Dua penyakit itu menjangkiti mayoritas kita, kendatipun berdasarkan hadis tersebut direpresentasikan kepada tiga kelompok manusia yaitu; orang yang mati syahid, pembaca dan penghapal Alquran dan orang kaya yang dermawan.
1.Orang yang mati syahid. Berkaitan dengan orang mati syahid, terutama bila dikontekstualkan dengan persoalan terkini, yakni dengan ‘bom bunuh diri’ yang merugikan banyak orang. Dimana menurut mereka, bahwa tindakan mereka adalah benar. Sebab dengan melakukan hal itu mereka termasuk orang yang mati syahid dan disambut bidadari di surga. Padahal menurut mayoritas kita, bahwa tindakan mereka adalah kezaliman dan kebiadaban, dimana mengorbankan banyak orang. Selain itu, citra islam sebagai agama yang rahmatan lilalamin selalu menjadi citra yang negatif dalam kehidupan umat beragama.
2.Pembaca dan penghapal Alquran. Para pembaca (qori) dan penghapal(hafiz) Alquran secara khusus yakni orang yang telah mendapat apresiasi dari masyarakat karena telah memperoleh qori terbaik, mulai dari tingkat kecamatan sampai tingkat internasional, kerap dihinggapi penyakit riya dan sum’ah.
3.Orang kaya yang dermawan.
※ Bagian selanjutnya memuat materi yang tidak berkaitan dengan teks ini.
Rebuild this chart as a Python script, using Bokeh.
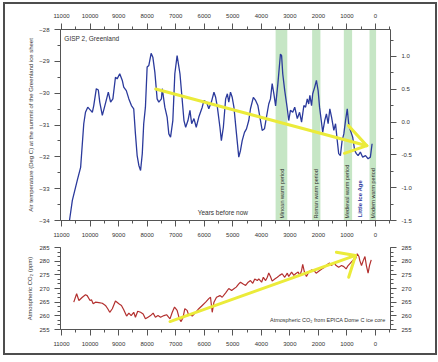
import math
from bokeh.plotting import figure
from bokeh.models import Range1d, LinearAxis, SingleIntervalTicker, NumeralTickFormatter, Label
from bokeh.layouts import column
from bokeh.embed import file_html
from bokeh.resources import INLINE
from bokeh.core.properties import value

FONT = "Liberation Sans"

# ---- GISP2 Greenland summit temperature (years before now, deg C) ----
gisp_years = [10720, 10620, 10450, 10330, 10220, 10160, 10080, 9980, 9920, 9870,
              9780, 9710, 9660, 9570, 9480, 9360, 9280, 9200, 9110, 9050,
              8960, 8870, 8820, 8730, 8640, 8550, 8470, 8410, 8350, 8290,
              8230, 8170, 8120, 8060, 8000, 7940, 7860, 7800, 7730, 7650,
              7590, 7500, 7470, 7380, 7300, 7240, 7180, 7100, 7030, 6950,
              6850, 6770, 6710, 6650, 6570, 6500, 6440, 6360, 6280, 6190,
              6070, 6010, 5920, 5840, 5750, 5660, 5600, 5540, 5450, 5400,
              5330, 5250, 5190, 5140, 5080, 5020, 4960, 4870, 4790, 4730,
              4670, 4590, 4520, 4440, 4380, 4280, 4200, 4120, 4050, 3970,
              3890, 3820, 3740, 3680, 3620, 3560, 3500, 3420, 3330, 3290,
              3250, 3180, 3090, 3040, 2980, 2900, 2830, 2740, 2660, 2590,
              2510, 2450, 2390, 2340, 2300, 2240, 2200, 2130, 2070, 2010,
              1960, 1900, 1850, 1780, 1720, 1660, 1600, 1540, 1460, 1400,
              1340, 1290, 1230, 1170, 1110, 1050, 990, 940, 880, 800,
              730, 670, 610, 530, 450, 350, 260, 180, 120]
gisp_temp = [-34.0, -33.37, -32.75, -32.33, -30.96, -30.6, -30.44, -30.54, -30.6, -30.39,
             -29.86, -29.9, -30.28, -30.7, -30.39, -29.97, -30.28, -30.18, -29.5, -29.55,
             -29.39, -29.6, -29.81, -29.92, -30.18, -30.39, -30.49, -31.28, -31.96, -32.27,
             -32.43, -31.9, -30.96, -30.44, -29.18, -29.13, -28.75, -28.87, -29.34, -30.18,
             -30.28, -30.18, -29.86, -30.44, -30.75, -31.28, -31.38, -30.86, -29.39, -28.82,
             -29.39, -30.23, -30.86, -31.07, -30.86, -30.54, -30.96, -30.8, -31.07, -30.75,
             -30.44, -30.23, -30.28, -30.49, -30.28, -29.97, -30.13, -30.44, -31.07, -31.49,
             -31.07, -30.18, -30.02, -30.28, -29.97, -30.13, -30.44, -31.28, -32.01, -31.8,
             -31.49, -31.23, -31.12, -30.86, -30.49, -30.13, -30.23, -30.39, -30.75, -31.17,
             -31.12, -30.75, -30.34, -30.18, -29.7, -30.02, -30.4, -29.7, -28.77, -28.82,
             -29.39, -29.92, -30.49, -30.86, -30.54, -30.6, -30.44, -30.8, -30.6, -30.91,
             -30.39, -30.44, -30.18, -30.34, -30.07, -30.39, -30.02, -29.81, -29.6, -29.92,
             -30.44, -30.86, -31.23, -30.86, -30.65, -30.96, -30.49, -30.75, -31.17, -30.96,
             -31.49, -31.9, -31.96, -31.49, -31.28, -30.86, -30.49, -30.96, -31.17, -31.38,
             -31.8, -31.9, -31.96, -31.85, -32.01, -31.96, -32.06, -32.01, -31.59]

# ---- EPICA Dome C CO2 (years before now, ppm) ----
co2_years = [10570, 10470, 10390, 10270, 10160, 10100, 10000, 9950, 9890, 9810,
             9690, 9570, 9460, 9380, 9310, 9220, 9110, 8990, 8900, 8820,
             8720, 8640, 8560, 8470, 8410, 8330, 8230, 8140, 8060, 7970,
             7880, 7790, 7710, 7620, 7530, 7410, 7320, 7200, 7120, 7040,
             6950, 6870, 6810, 6740, 6680, 6600, 6540, 6480, 6420, 6300,
             6190, 6070, 5950, 5840, 5780, 5720, 5660, 5570, 5450, 5370,
             5250, 5140, 5040, 4960, 4880, 4790, 4730, 4650, 4550, 4460,
             4380, 4300, 4230, 4140, 4090, 3990, 3930, 3850, 3790, 3740,
             3680, 3620, 3530, 3440, 3360, 3270, 3180, 3090, 3040, 2940,
             2860, 2800, 2710, 2650, 2590, 2550, 2490, 2420, 2340, 2240,
             2160, 2080, 1990, 1870, 1780, 1690, 1610, 1540, 1460, 1380,
             1290, 1190, 1110, 1030, 960, 880, 800, 700, 640, 580,
             550, 490, 430, 370, 320, 260, 210, 150]
co2_ppm = [265.0, 268.1, 265.6, 266.8, 267.7, 267.4, 265.6, 265.9, 264.4, 265.0,
           264.8, 264.6, 263.8, 262.6, 261.3, 262.6, 265.4, 264.4, 263.8, 262.2,
           259.9, 261.0, 260.1, 261.3, 259.5, 261.7, 261.3, 260.7, 258.9, 259.5,
           260.1, 261.0, 259.5, 260.1, 259.5, 260.1, 260.4, 258.9, 261.3, 263.2,
           262.0, 258.9, 257.9, 259.5, 262.6, 262.0, 260.1, 260.4, 259.9, 261.3,
           262.6, 263.8, 265.0, 266.3, 266.8, 261.3, 265.0, 266.8, 267.4, 266.8,
           268.4, 270.0, 269.3, 269.9, 270.5, 271.7, 272.3, 271.7, 271.1, 272.3,
           272.9, 271.9, 273.5, 272.9, 273.5, 272.3, 274.1, 272.9, 274.1, 275.7,
           274.4, 272.7, 273.5, 274.1, 274.8, 275.4, 274.1, 275.6, 274.4, 276.0,
           274.8, 275.4, 276.0, 274.8, 276.6, 278.8, 276.0, 274.4, 276.0, 276.8,
           276.6, 275.6, 276.3, 277.2, 277.8, 278.8, 279.3, 278.4, 279.6, 278.4,
           277.8, 278.4, 278.0, 277.2, 278.4, 279.3, 280.2, 280.9, 282.7, 281.7,
           280.2, 278.4, 280.2, 281.7, 278.4, 275.6, 278.4, 280.5]

# ---- Warm periods (shaded bands) ----
period_names = ["Minoan warm period", "Roman warm period", "Medieval warm period", "Modern warm period"]
period_start = [3500, 2220, 1110, 210]
period_end = [3090, 1930, 820, -20]
period_label_x = [3290, 2070, 1000, 100]
lia_name = ["Little Ice Age"]
lia_x = [530]

# ---- Trend arrows ----
temp_arrow_x = [7700, 300]
temp_arrow_y = [-29.87, -31.65]
temp_head_x = [950, 300, 1090]
temp_head_y = [-31.02, -31.65, -31.89]
co2_arrow_x = [7200, 700]
co2_arrow_y = [257.9, 282.1]
co2_head_x = [1370, 700, 940]
co2_head_y = [283.3, 282.1, 274.1]

# ---- Axes ranges / ticks ----
YEAR_START, YEAR_END = 11035, -525
TEMP_MIN, TEMP_MAX = -34, -28
ANOM_MIN, ANOM_MAX = -1.5, 1.41
CO2_MIN, CO2_MAX = 255, 285

BLUE = "#2b3a9c"
RED = "#b3302f"
YELLOW = "#ebeb3a"
GREEN = "#c6e6c5"
AXC = "#555555"
TXT = "#333333"


def style_axis(ax):
    ax.axis_line_color = AXC
    ax.axis_line_width = 1
    ax.major_tick_line_color = AXC
    ax.minor_tick_line_color = AXC
    ax.major_tick_out = 6
    ax.major_tick_in = 0
    ax.minor_tick_out = 3
    ax.minor_tick_in = 0
    ax.major_label_text_font = FONT
    ax.major_label_text_font_size = "6px"
    ax.major_label_text_color = TXT
    ax.major_label_standoff = 5
    ax.axis_label_text_font = FONT
    ax.axis_label_text_font_size = "6px"
    ax.axis_label_text_font_style = "normal"
    ax.axis_label_text_color = TXT


x_range = Range1d(YEAR_START, YEAR_END)

# ================= Top chart =================
p1 = figure(width=426, height=236, x_range=x_range, y_range=Range1d(TEMP_MIN, TEMP_MAX),
            output_backend="svg", toolbar_location=None,
            min_border_left=53, min_border_right=43, min_border_top=23, min_border_bottom=22,
            background_fill_color="white", border_fill_color="white", outline_line_color=None)
p1.extra_y_ranges = {"anom": Range1d(ANOM_MIN, ANOM_MAX)}
p1.xgrid.grid_line_color = None
p1.ygrid.grid_line_color = None

p1.xaxis.ticker = SingleIntervalTicker(interval=1000, num_minor_ticks=2)
p1.yaxis.ticker = SingleIntervalTicker(interval=1, num_minor_ticks=2)
p1.yaxis.axis_label = "Air temperature (Deg C) at the summit of the Greenland ice sheet"
p1.yaxis.axis_label_standoff = 2

top_ax = LinearAxis(ticker=SingleIntervalTicker(interval=1000, num_minor_ticks=2))
p1.add_layout(top_ax, "above")
right_ax = LinearAxis(y_range_name="anom", ticker=SingleIntervalTicker(interval=0.5, num_minor_ticks=2),
                      formatter=NumeralTickFormatter(format="0.0"))
p1.add_layout(right_ax, "right")
for ax in p1.xaxis + p1.yaxis:
    style_axis(ax)
p1.xaxis.major_label_standoff = 6

band_bottom = [TEMP_MIN] * len(period_start)
band_top = [TEMP_MAX] * len(period_start)
p1.quad(left=period_start, right=period_end, bottom=band_bottom, top=band_top,
        fill_color=GREEN, line_color=None)

p1.line(gisp_years, gisp_temp, line_color=BLUE, line_width=1.3)

p1.line(temp_arrow_x, temp_arrow_y, line_color=YELLOW, line_width=3, line_cap="round")
p1.line(temp_head_x, temp_head_y, line_color=YELLOW, line_width=3, line_cap="round", line_join="round")

band_text_y = [TEMP_MIN + 0.06] * len(period_names)
p1.text(x=period_label_x, y=band_text_y, text=period_names, angle=math.pi / 2,
        text_align="left", text_baseline="middle", text_font=value(FONT),
        text_font_size="5.5px", text_color=TXT)
p1.text(x=lia_x, y=[TEMP_MIN + 0.1], text=lia_name, angle=math.pi / 2,
        text_align="left", text_baseline="middle", text_font=value(FONT),
        text_font_size="6px", text_font_style="bold", text_color=BLUE)

p1.text(x=[10900], y=[-28.28], text=["GISP 2, Greenland"], text_align="left",
        text_baseline="middle", text_font=value(FONT), text_font_size="6.5px", text_color=TXT)
p1.text(x=[6230], y=[-33.75], text=["Years before now"], text_align="left",
        text_baseline="middle", text_font=value(FONT), text_font_size="6.5px", text_color=TXT)

# right-hand axis title, reading bottom-to-top, placed just outside the frame
right_title = Label(x=-1681, y=(TEMP_MIN + TEMP_MAX) / 2,
                    text="Approximate global temperature anomaly (Deg C)",
                    angle=math.pi / 2, text_align="center", text_baseline="middle",
                    text_font=FONT, text_font_size="6.5px", text_color=TXT)
p1.add_layout(right_title)

# small red marker for "now" under the time axis
now_mark = Label(x=50, y=TEMP_MIN, text="\u2588", text_font_size="8px", text_align="center",
                 text_baseline="top", text_color="#c9545a")
p1.add_layout(now_mark)

# ================= Bottom chart =================
p2 = figure(width=426, height=109, x_range=x_range, y_range=Range1d(CO2_MIN, CO2_MAX),
            output_backend="svg", toolbar_location=None,
            min_border_left=53, min_border_right=43, min_border_top=5, min_border_bottom=22,
            background_fill_color="white", border_fill_color="white", outline_line_color=None)
p2.xgrid.grid_line_color = None
p2.ygrid.grid_line_color = None
p2.xaxis.ticker = SingleIntervalTicker(interval=1000, num_minor_ticks=2)
p2.yaxis.ticker = SingleIntervalTicker(interval=5, num_minor_ticks=3)
p2.yaxis.axis_label = "Atmospheric CO\u2082 (ppm)"
p2.yaxis.axis_label_standoff = 3
right2 = LinearAxis(ticker=SingleIntervalTicker(interval=5, num_minor_ticks=3))
p2.add_layout(right2, "right")
for ax in p2.xaxis + p2.yaxis:
    style_axis(ax)
p2.xaxis.major_label_standoff = 6

p2.line(co2_years, co2_ppm, line_color=RED, line_width=1.2)
p2.line(co2_arrow_x, co2_arrow_y, line_color=YELLOW, line_width=3, line_cap="round")
p2.line(co2_head_x, co2_head_y, line_color=YELLOW, line_width=3, line_cap="round", line_join="round")
p2.text(x=[-350], y=[258.3], text=["Atmospheric CO\u2082 from EPICA Dome C ice core"],
        text_align="right", text_baseline="middle", text_font=value(FONT),
        text_font_size="5.5px", text_color=TXT)

layout = column(p1, p2, margin=(6, 0, 0, 7),
                styles={"outline": "2px solid #4d4d4d", "outline-offset": "2px"})

with open("out.html", "w") as f:
    f.write(file_html(layout, INLINE))
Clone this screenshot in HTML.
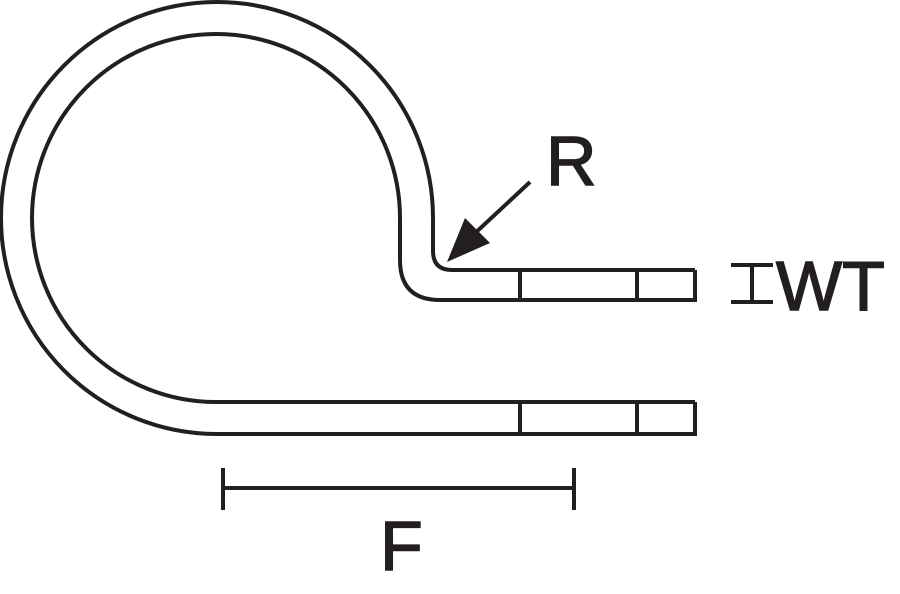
<!DOCTYPE html>
<html><head><meta charset="utf-8"><style>html,body{margin:0;padding:0;background:#fff;}svg{display:block}</style></head>
<body>
<svg width="900" height="594" viewBox="0 0 900 594" xmlns="http://www.w3.org/2000/svg">
<g fill="none" stroke="#231f20" stroke-width="4">
<path d="M695 270 L452 270 Q433 270 433 251 L433 218 A216 216 0 1 0 216 434 L695 434 L695 402"/>
<path d="M695 270 L695 300 L440 300 Q400 300 400 260 L400 218 A184 184 0 1 0 216 402 L695 402"/>
<line x1="520" y1="270" x2="520" y2="300"/>
<line x1="637" y1="270" x2="637" y2="300"/>
<line x1="520" y1="402" x2="520" y2="434"/>
<line x1="637" y1="402" x2="637" y2="434"/>
<line x1="530" y1="182" x2="472" y2="236"/>
<line x1="223" y1="488" x2="574" y2="488"/>
<line x1="223" y1="468" x2="223" y2="510"/>
<line x1="574" y1="468" x2="574" y2="510"/>
<line x1="731" y1="265" x2="773" y2="265"/>
<line x1="731" y1="302" x2="773" y2="302"/>
<line x1="752" y1="265" x2="752" y2="302"/>
</g>
<polygon points="447,262 465,218 490,243" fill="#231f20"/>
<g font-family="Liberation Sans, sans-serif" fill="#231f20" stroke="#231f20" stroke-width="1.5" font-size="70">
<text x="546" y="185">R</text>
<text x="776" y="310">WT</text>
<text x="380" y="570">F</text>
</g>
</svg>
</body></html>
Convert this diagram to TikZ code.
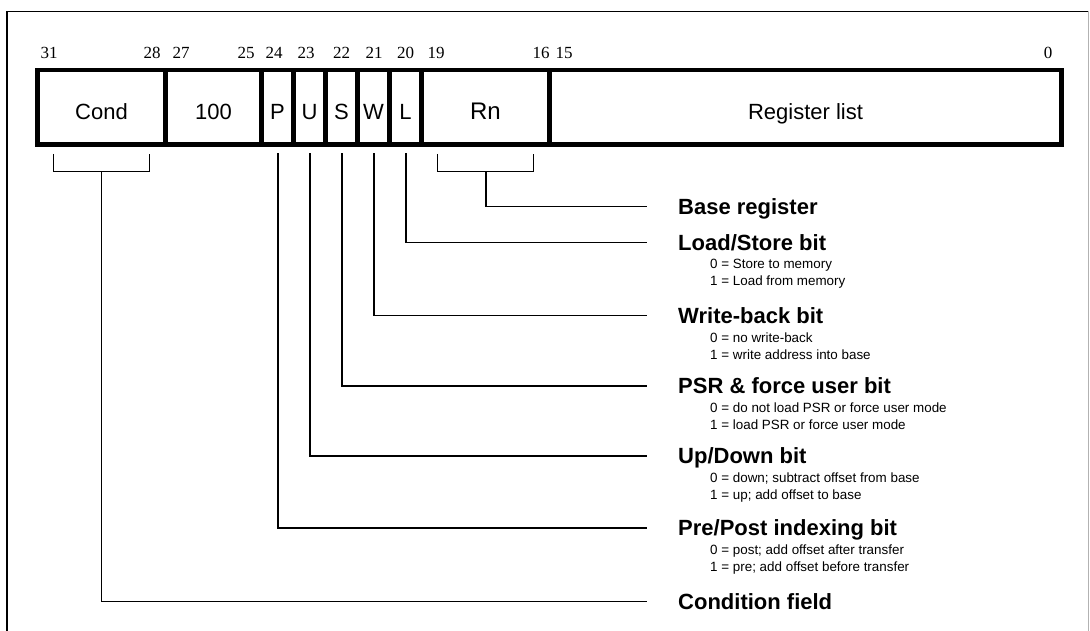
\documentclass[tikz,border=0pt]{standalone}
\usepackage{fontspec}
\setmainfont{Liberation Serif}
\setsansfont{Liberation Sans}
\usepackage{tikz}
\begin{document}
\begin{tikzpicture}[x=1pt,y=-1pt]
\tikzset{field/.style={draw,line width=4.8pt,minimum height=74.5pt,inner sep=0pt,text height=23.7pt,text depth=0pt,font=\sffamily\fontsize{22}{22}\selectfont},
bitnum/.style={anchor=base,inner sep=0pt,font=\fontsize{17}{17}\selectfont},
title/.style={anchor=west,inner sep=0pt,text height=15.7pt,text depth=0pt,font=\sffamily\bfseries\fontsize{22}{22}\selectfont},
sub/.style={anchor=base west,inner sep=0pt,font=\sffamily\fontsize{13.4}{13.4}\selectfont},
conn/.style={line width=1.2pt},
brace/.style={line width=1.6pt}}
\useasboundingbox (0,0) rectangle (1090,631);
\draw[line width=1.3pt] (7,631) -- (7,11.5) -- (1088,11.5);
\draw[gray!60,line width=0.8pt] (1088,11.5) -- (1088,631);
%
\foreach \b/\x in {31/49,28/152,27/181,25/246,24/274,23/306,22/341.5,21/374,20/405.5,19/436,16/541,15/564,0/1048}
  \node[bitnum] (n\b) at (\x,59) {\b};
\node[field,minimum width=128pt] (cond) at (101.5,107.3) {Cond};
\node[field,minimum width=96pt] (hundred) at (213.5,107.3) {100};
\node[field,minimum width=32pt] (p) at (277.5,107.3) {P};
\node[field,minimum width=32pt] (u) at (309.5,107.3) {U};
\node[field,minimum width=32pt] (s) at (341.5,107.3) {S};
\node[field,minimum width=32pt] (w) at (373.5,107.3) {W};
\node[field,minimum width=32pt] (l) at (405.5,107.3) {L};
\node[field,minimum width=128pt,text height=25.2pt,font=\sffamily\fontsize{24}{24}\selectfont] (rn) at (485.5,107.3) {Rn};
\node[field,minimum width=512pt] (reglist) at (805.5,107.3) {Register list};
%
\node[title] (base) at (678,206.5) {Base register};
\node[title] (loadstore) at (678,242.5) {Load/Store bit};
\node[sub] (ls0) at (710,269) {0 = Store to memory};
\node[sub] (ls1) at (710,286) {1 = Load from memory};
\node[title] (writeback) at (678,315.5) {Write-back bit};
\node[sub] (wb0) at (710,342) {0 = no write-back};
\node[sub] (wb1) at (710,359) {1 = write address into base};
\node[title] (psr) at (678,386) {PSR \& force user bit};
\node[sub] (psr0) at (710,412.5) {0 = do not load PSR or force user mode};
\node[sub] (psr1) at (710,429.5) {1 = load PSR or force user mode};
\node[title] (updown) at (678,456) {Up/Down bit};
\node[sub] (ud0) at (710,482.5) {0 = down; subtract offset from base};
\node[sub] (ud1) at (710,499.5) {1 = up; add offset to base};
\node[title] (prepost) at (678,528) {Pre/Post indexing bit};
\node[sub] (pp0) at (710,554.5) {0 = post; add offset after transfer};
\node[sub] (pp1) at (710,571.5) {1 = pre; add offset before transfer};
\node[title] (condfield) at (678,601.5) {Condition field};
%
\coordinate (condA) at (53.5,154);
\coordinate (condB) at (149.5,154);
\coordinate (condM) at (101.5,171.7);
\coordinate (rnA) at (437.5,154);
\coordinate (rnB) at (533.5,154);
\coordinate (rnM) at (486,171.7);
\draw[brace] (condA) -- ++(0,17.7) -| (condB);
\draw[brace] (rnA) -- ++(0,17.7) -| (rnB);
\draw[conn] (condM) |- ([xshift=-31pt]condfield.west);
\draw[conn] (rnM) |- ([xshift=-31pt]base.west);
\draw[conn] ([xshift=0.5pt,yshift=-6.5pt]l.south) |- ([xshift=-31pt]loadstore.west);
\draw[conn] ([xshift=0.5pt,yshift=-6.5pt]w.south) |- ([xshift=-31pt]writeback.west);
\draw[conn] ([xshift=0.5pt,yshift=-6.5pt]s.south) |- ([xshift=-31pt]psr.west);
\draw[conn] ([xshift=0.5pt,yshift=-6.5pt]u.south) |- ([xshift=-31pt]updown.west);
\draw[conn] ([xshift=0.5pt,yshift=-6.5pt]p.south) |- ([xshift=-31pt]prepost.west);
\end{tikzpicture}
\end{document}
Selain dengan dua kelompok di atas, orang kaya dermawan juga kerap dijangkiti penyakit Riya dan sum’ah.
Dengan demikian, melalui momentum bulan Ramadhan ini, mari kita bangun jiwa keikhlasan sebagaimana tujuan ibadah puasa itu sendiri yakni membentuk manusia yang ikhlas, qanaah, tawadhu dan lain sebagainya yang dirangkum dengan kata “manusia yang bertaqwa”. Cara yang terbaik membangun keikhlasan adalah menyadari bahwa Allah selalu menyatu di dalam kehidupan kita dan tidak ada yang kita cari dalam kehidupan ini selain mencari keridhaannya.